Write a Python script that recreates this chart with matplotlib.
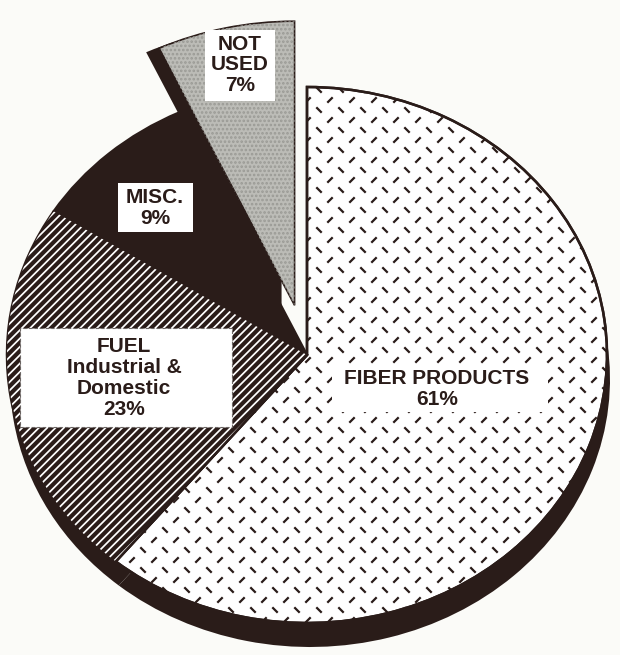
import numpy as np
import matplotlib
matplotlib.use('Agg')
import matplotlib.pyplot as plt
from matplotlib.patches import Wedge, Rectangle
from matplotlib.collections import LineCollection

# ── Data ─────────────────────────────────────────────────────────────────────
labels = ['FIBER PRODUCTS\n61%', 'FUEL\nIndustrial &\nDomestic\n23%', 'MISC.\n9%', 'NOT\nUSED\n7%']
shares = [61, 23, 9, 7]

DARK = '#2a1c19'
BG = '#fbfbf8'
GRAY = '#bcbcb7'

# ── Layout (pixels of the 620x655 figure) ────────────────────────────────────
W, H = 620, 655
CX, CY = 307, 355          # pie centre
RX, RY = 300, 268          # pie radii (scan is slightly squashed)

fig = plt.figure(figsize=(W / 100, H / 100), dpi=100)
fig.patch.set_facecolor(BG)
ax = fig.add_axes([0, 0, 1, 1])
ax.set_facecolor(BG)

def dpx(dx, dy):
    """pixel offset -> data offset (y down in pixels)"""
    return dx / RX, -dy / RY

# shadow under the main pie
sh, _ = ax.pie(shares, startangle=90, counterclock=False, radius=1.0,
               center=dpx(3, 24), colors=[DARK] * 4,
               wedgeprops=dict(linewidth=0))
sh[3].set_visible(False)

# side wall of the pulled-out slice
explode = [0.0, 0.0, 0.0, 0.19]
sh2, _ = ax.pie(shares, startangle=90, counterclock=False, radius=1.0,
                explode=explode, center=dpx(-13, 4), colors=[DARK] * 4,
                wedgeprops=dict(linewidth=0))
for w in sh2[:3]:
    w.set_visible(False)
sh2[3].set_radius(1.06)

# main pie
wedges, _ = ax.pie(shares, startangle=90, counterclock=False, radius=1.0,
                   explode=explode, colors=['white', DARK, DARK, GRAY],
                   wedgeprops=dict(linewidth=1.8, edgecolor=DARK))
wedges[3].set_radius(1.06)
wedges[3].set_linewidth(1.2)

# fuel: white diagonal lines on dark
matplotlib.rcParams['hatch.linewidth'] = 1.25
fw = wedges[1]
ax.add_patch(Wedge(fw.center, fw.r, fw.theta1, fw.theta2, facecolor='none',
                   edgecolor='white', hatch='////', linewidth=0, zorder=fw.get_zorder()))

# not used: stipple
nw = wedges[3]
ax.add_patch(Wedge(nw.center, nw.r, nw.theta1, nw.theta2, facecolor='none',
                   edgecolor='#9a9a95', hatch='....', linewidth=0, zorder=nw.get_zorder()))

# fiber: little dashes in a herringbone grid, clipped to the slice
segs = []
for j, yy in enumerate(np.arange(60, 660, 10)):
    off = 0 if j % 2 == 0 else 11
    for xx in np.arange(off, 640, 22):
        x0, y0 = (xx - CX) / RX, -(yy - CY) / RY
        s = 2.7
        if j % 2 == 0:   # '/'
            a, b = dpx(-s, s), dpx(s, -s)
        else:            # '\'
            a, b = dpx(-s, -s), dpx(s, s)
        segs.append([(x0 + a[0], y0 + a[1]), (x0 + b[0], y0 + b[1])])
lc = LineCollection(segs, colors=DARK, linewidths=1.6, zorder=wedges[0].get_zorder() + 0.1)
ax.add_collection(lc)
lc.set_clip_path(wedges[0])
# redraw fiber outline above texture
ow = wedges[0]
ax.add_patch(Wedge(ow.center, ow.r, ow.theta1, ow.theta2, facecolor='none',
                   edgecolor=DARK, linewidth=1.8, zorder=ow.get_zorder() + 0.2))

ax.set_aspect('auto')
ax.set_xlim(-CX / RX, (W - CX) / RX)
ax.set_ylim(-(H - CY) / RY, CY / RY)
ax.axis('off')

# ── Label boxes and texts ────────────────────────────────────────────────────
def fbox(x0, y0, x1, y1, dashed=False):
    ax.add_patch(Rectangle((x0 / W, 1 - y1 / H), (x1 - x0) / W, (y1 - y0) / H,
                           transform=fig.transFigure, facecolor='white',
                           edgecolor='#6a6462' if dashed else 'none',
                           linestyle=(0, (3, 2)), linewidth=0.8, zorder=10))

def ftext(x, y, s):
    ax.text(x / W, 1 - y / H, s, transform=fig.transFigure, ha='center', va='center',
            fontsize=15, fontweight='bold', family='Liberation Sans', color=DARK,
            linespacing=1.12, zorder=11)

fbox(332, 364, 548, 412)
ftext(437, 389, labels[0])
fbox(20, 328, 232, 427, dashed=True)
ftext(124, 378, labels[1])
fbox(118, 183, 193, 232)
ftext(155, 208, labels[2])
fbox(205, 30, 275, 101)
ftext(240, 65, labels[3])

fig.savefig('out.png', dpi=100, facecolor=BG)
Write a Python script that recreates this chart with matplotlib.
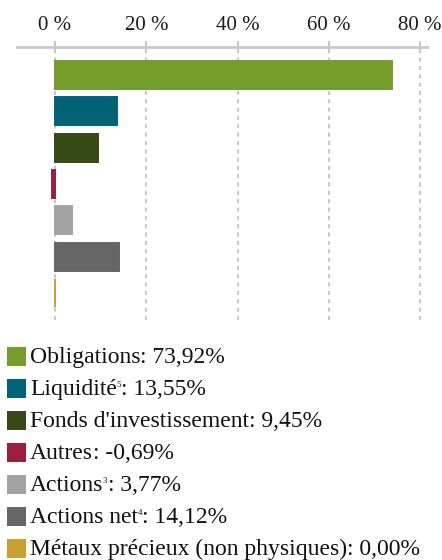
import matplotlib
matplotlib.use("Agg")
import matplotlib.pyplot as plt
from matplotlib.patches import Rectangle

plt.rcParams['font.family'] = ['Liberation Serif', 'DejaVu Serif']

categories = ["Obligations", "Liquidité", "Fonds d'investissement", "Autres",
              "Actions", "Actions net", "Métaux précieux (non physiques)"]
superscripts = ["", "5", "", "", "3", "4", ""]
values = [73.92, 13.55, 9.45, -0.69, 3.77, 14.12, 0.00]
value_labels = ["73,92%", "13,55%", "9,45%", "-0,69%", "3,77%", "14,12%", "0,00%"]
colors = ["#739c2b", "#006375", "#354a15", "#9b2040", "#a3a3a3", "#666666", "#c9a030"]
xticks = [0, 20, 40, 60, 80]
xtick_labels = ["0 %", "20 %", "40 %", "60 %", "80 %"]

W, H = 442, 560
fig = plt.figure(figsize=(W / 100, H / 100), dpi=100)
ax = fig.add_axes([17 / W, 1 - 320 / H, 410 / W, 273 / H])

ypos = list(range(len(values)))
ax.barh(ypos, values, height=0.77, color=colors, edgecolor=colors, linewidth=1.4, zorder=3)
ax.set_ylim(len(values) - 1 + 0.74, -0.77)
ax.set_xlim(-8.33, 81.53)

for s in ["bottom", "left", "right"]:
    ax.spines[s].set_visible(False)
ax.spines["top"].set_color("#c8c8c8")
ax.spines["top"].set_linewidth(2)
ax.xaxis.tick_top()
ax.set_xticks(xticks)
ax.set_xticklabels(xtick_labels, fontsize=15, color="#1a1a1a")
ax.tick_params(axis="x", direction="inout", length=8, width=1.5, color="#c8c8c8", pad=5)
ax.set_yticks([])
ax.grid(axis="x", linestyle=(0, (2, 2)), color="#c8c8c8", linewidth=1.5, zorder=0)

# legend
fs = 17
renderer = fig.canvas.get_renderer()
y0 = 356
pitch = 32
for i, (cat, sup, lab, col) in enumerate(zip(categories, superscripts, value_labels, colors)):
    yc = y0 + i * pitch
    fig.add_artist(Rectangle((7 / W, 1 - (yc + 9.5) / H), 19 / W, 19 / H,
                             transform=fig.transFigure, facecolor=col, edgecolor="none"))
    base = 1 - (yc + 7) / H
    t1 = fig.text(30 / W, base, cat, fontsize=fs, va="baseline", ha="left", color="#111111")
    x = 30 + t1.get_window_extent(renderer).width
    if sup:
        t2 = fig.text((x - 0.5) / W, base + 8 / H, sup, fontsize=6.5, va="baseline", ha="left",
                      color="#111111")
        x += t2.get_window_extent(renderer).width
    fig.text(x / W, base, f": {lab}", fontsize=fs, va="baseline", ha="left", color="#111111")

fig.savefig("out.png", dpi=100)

☆ ☆ ☆ ☆ ☆ ☆ ☆

◆ Exercise task
Please restate the material above line by line, exactly, beginning at its first line and ending with the line that contains "shares = [61, 23, 9, 7]", without any pictures.

◆ Solution
Write a Python script that recreates this chart with matplotlib.
import numpy as np
import matplotlib
matplotlib.use('Agg')
import matplotlib.pyplot as plt
from matplotlib.patches import Wedge, Rectangle
from matplotlib.collections import LineCollection

# ── Data ─────────────────────────────────────────────────────────────────────
labels = ['FIBER PRODUCTS\n61%', 'FUEL\nIndustrial &\nDomestic\n23%', 'MISC.\n9%', 'NOT\nUSED\n7%']
shares = [61, 23, 9, 7]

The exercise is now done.